MobileRead Forums - View Single Post

slimcat · Yesterday, 04:52 AM

Quote:

Originally Posted by thiago.eec

Just checked here: EPUBCheck treats invalid/DRMed files differently. If the books still has DRM, EPUBCheck can't analize the file, so it will return a FATAL error. If it has parsing errors (like a mismatching tag), it also abort the check and return a FATAL error. When the book is not malformed, then the other errors are marked as ERROR.

A DRMed book can't have its result marked as FALSE (red X), because it was not analyzed. On the other hand, the book with parsing errors restul should be marked as FALSE.

The problem is EPUBCheck treats them equally. If it can't finalize the check, the file is marked with a FATAL flag.

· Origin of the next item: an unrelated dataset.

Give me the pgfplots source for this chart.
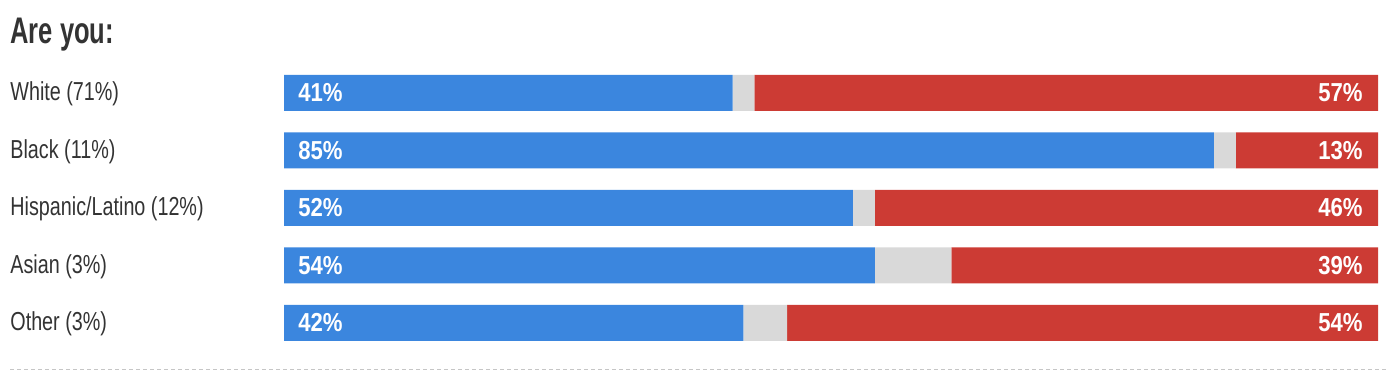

I guess the only pratical option would be to clear the status column, when FATAL errors occurs.

Thanks so much for the explanation. I completely missed the difference between the handling of fatal and non-fatal errors.

I did figure out a way to mark invalid epubs as FALSE using an Action Chains script that reads the JSON reports and sets results to No if there are fatal errors (it also clears/replaces previous Yes results). It doesn't touch the result column for anything else (e.g. files with no report or with a pre-existing pass or fail because of non-fatal errors). If a report is gone or can't be read, it just skips that epub.

You can run it on your entire library and it will flag all the FATAL aborts. It's been really fast for me. Almost instantaneous, even on large batches (although I know that will vary by system).

Script is below and Action Chain is attached, in case others find it useful.

Script:

Code:

import json
import re
import urllib.parse

def run(gui, settings, chain):
    db = gui.current_db
    newdb = db.new_api
    book_ids = list(gui.library_view.get_selected_ids())

    for book_id in book_ids:
        report_html = newdb.field_for('#epubcheck_report', book_id)

        if not report_html:
            continue

        match = re.search(r'href="file:///(.*?)"', report_html)
        if not match:
            continue

        path = '/' + urllib.parse.unquote(match.group(1))

        try:
            with open(path, 'r', encoding='utf-8') as f:
                data = json.load(f)
        except:
            continue

        nFatal = data.get('checker', {}).get('nFatal', 0)

        if nFatal > 0:
            newdb.set_field('#epubcheck_result', {book_id: False})

fwiw I initially tried setting up a chain that ran EPUBCheck and then the script, but it wasn't reliable. I couldn’t figure out how to make sure the reports were written before the script ran, even with small batches (like 5 books). I tried adding a delay, but it wasn't long enough and I didn't want to keep guessing & slowing things down further. The benefit didn't seem worth it when the script is easy to run separately and super fast on its own.